__WHAT TO WORK ON__. Keep only those lines of the records that include the string "with".

(Items listed in a dataset)
....................
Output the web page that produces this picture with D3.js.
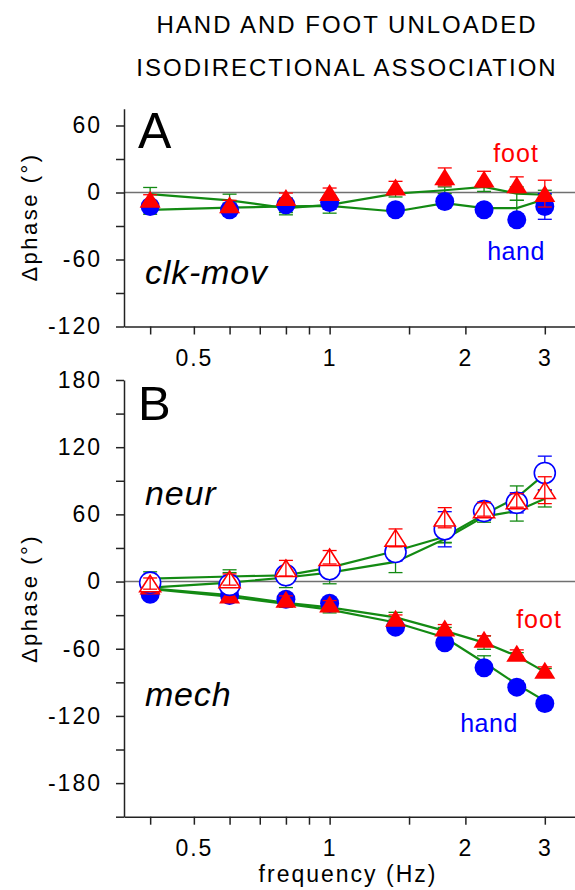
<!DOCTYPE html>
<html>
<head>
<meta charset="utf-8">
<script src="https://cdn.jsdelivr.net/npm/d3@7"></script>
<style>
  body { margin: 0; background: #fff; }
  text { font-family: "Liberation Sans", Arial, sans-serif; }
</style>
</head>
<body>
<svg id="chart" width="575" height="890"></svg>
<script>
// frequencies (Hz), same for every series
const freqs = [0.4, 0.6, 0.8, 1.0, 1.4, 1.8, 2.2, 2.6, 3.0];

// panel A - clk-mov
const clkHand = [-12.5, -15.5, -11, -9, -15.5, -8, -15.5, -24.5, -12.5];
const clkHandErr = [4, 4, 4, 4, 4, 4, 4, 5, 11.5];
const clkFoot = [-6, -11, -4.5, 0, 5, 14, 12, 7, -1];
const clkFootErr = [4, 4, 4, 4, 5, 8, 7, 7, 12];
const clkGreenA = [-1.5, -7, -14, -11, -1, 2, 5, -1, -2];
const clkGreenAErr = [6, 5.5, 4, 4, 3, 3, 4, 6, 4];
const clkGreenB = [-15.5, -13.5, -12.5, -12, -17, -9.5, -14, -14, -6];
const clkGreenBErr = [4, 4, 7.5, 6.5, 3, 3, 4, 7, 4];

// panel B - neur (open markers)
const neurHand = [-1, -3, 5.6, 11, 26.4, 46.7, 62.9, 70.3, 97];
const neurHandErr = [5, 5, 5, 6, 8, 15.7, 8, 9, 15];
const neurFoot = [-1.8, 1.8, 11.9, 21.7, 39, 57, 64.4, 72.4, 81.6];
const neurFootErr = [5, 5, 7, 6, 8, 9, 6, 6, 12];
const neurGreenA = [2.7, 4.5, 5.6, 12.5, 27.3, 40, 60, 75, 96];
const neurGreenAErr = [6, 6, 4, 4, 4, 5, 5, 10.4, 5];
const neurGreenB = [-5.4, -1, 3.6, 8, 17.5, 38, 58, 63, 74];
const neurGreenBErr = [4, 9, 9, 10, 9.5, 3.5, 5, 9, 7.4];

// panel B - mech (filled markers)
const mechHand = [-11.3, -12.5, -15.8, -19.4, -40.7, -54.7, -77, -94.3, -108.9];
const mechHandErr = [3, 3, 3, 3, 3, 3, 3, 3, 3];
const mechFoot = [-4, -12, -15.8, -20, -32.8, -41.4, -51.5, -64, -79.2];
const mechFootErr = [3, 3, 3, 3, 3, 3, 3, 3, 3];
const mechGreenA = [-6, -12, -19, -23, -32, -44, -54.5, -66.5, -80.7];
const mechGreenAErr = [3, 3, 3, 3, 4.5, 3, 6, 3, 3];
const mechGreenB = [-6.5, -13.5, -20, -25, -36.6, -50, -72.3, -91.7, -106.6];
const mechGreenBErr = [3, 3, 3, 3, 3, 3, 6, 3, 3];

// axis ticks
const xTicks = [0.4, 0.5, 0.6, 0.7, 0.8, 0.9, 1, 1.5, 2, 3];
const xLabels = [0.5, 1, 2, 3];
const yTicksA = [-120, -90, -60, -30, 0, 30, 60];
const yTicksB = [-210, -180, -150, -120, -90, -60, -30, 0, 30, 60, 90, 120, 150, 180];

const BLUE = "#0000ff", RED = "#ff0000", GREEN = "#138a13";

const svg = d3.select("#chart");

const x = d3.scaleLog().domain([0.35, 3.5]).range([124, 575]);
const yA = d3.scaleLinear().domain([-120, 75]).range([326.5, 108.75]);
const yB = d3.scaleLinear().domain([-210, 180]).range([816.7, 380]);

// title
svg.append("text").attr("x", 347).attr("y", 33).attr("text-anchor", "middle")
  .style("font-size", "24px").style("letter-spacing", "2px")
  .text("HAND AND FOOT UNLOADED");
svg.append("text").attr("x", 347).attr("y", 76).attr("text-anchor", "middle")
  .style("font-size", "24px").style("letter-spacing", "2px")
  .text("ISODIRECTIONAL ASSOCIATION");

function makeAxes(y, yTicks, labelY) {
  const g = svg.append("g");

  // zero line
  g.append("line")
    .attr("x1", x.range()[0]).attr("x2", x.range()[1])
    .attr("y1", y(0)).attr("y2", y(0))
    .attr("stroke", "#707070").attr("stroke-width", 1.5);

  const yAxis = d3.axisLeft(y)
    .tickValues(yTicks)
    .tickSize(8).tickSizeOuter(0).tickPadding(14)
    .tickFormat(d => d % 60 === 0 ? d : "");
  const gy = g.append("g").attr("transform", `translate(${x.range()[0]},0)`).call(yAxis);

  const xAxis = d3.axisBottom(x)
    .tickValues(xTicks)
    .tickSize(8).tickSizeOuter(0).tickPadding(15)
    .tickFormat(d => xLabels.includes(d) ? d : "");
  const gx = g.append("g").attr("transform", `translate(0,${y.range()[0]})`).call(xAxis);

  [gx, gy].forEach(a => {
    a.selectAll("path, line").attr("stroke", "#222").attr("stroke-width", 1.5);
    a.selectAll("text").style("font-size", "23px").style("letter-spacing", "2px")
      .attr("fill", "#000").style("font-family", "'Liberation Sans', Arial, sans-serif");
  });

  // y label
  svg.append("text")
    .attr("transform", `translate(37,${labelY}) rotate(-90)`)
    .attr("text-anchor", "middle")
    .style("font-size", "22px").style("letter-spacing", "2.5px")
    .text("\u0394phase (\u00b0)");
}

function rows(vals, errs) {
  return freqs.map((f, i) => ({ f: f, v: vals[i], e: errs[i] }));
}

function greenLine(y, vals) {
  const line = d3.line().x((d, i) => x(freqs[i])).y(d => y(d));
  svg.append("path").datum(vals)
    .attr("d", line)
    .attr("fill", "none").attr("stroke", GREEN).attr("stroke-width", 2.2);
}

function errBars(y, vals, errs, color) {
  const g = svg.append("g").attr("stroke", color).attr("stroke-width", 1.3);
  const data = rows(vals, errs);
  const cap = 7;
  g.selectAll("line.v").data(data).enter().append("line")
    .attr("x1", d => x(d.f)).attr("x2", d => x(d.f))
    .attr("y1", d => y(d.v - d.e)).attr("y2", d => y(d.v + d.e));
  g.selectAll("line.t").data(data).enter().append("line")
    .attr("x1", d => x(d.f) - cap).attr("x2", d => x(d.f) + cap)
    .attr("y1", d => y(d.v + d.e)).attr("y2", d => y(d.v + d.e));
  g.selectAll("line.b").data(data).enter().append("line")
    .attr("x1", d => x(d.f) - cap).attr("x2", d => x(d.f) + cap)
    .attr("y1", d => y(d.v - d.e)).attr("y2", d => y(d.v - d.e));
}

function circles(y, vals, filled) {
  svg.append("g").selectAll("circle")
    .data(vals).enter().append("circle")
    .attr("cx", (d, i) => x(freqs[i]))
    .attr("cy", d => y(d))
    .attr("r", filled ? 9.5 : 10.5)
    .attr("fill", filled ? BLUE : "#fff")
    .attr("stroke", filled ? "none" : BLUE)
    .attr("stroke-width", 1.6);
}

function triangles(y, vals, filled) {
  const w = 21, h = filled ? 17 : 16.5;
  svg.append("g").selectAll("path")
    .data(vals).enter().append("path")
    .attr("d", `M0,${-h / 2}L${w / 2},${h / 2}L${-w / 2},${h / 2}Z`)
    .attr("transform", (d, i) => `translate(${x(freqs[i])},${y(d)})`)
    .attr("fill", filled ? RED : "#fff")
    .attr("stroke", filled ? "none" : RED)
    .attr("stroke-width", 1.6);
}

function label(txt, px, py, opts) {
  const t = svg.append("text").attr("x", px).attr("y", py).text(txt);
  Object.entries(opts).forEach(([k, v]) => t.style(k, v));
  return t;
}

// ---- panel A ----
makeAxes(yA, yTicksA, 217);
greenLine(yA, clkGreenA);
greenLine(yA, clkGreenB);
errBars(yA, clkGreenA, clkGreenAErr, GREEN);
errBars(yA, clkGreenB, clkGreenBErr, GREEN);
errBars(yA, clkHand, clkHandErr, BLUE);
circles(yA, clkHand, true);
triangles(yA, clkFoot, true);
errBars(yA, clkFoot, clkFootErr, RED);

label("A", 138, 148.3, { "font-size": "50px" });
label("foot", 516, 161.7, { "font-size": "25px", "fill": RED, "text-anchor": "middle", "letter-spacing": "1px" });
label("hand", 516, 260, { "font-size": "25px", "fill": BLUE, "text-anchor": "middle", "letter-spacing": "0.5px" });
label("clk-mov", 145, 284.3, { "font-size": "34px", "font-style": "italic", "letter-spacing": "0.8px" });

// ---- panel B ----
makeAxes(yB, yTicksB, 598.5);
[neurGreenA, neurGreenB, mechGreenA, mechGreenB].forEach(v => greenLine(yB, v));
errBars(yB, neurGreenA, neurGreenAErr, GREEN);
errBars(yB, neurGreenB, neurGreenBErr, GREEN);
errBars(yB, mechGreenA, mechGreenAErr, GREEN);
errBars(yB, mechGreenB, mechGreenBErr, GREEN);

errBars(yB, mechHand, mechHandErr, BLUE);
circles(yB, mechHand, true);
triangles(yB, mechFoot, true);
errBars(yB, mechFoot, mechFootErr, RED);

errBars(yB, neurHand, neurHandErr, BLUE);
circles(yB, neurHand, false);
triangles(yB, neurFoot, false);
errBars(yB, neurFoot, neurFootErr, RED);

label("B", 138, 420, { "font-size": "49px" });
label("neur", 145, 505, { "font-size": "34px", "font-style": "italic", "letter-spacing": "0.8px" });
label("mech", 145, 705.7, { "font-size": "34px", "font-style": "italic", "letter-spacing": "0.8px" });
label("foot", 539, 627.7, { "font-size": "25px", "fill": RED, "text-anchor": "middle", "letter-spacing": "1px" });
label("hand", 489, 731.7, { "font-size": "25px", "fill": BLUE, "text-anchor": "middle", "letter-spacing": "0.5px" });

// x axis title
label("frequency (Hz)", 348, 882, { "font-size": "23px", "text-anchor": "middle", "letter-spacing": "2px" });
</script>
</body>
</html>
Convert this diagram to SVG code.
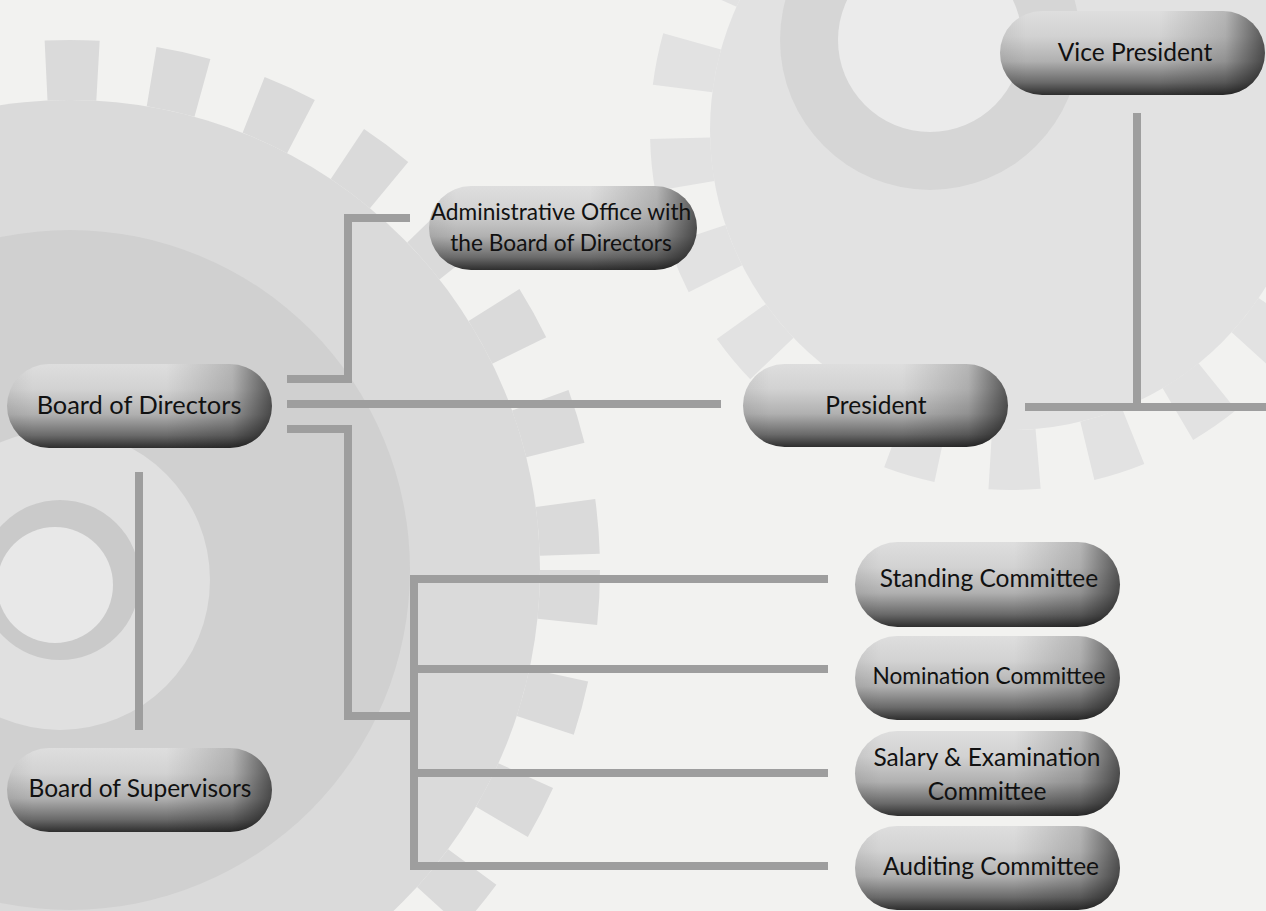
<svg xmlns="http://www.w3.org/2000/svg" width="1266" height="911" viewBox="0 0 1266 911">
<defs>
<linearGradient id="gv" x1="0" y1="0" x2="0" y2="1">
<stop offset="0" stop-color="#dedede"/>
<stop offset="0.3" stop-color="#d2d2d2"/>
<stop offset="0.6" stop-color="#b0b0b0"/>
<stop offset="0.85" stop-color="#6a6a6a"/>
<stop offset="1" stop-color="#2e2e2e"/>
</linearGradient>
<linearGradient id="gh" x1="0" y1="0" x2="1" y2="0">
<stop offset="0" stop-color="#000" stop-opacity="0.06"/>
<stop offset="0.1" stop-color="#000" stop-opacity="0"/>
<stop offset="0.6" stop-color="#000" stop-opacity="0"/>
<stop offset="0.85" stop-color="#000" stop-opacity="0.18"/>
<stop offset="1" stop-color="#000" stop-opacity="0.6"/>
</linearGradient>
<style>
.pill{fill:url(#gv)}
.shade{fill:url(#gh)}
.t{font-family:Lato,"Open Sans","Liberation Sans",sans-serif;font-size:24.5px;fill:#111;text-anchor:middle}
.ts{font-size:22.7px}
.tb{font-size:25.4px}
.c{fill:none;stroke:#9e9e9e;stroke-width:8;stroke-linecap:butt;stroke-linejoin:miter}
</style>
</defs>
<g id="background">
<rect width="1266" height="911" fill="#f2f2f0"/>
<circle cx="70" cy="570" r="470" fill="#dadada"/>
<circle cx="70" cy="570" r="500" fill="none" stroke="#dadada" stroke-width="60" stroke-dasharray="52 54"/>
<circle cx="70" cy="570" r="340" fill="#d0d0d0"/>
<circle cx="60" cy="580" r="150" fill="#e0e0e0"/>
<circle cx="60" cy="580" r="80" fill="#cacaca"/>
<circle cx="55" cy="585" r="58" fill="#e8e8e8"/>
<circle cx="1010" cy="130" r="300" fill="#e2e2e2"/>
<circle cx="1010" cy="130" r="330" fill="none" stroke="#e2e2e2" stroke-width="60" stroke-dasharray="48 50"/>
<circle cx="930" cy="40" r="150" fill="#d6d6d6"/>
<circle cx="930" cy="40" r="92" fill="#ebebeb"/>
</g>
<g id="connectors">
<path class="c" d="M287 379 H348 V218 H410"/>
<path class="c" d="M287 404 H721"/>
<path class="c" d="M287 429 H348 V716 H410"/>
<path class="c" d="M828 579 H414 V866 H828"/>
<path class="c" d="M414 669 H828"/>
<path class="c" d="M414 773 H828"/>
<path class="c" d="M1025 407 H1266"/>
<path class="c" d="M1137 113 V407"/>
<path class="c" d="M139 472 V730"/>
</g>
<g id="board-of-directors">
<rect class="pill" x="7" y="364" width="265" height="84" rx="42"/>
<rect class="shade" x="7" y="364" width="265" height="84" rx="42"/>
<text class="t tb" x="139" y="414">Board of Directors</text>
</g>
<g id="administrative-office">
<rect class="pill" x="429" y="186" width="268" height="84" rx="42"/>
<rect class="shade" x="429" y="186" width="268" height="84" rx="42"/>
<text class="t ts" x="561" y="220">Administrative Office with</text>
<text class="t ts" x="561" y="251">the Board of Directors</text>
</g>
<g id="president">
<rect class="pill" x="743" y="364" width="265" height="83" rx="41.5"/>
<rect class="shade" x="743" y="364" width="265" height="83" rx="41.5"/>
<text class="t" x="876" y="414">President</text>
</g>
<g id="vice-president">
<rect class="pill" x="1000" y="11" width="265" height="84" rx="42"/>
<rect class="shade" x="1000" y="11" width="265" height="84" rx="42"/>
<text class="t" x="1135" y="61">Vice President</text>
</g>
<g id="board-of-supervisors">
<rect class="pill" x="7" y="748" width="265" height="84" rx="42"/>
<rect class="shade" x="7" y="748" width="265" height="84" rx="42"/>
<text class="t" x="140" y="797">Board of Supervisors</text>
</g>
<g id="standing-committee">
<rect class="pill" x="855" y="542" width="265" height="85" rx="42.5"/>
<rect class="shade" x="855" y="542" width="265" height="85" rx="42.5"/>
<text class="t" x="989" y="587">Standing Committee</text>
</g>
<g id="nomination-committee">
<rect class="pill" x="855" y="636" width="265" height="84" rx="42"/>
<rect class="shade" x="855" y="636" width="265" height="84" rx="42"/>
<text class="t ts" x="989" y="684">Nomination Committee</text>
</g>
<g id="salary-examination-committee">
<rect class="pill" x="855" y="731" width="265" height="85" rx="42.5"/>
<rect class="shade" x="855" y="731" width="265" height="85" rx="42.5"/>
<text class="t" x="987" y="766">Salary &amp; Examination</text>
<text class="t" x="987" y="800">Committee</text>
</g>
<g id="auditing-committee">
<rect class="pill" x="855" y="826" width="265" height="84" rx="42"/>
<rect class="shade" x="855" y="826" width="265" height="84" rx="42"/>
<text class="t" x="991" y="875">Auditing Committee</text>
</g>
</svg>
....................
__SOLUTION FOR THIS PROBLEM__.
Output the web page that produces this picture with D3.js.
<text class="t ts" x="561" y="220">Administrative Office with</text>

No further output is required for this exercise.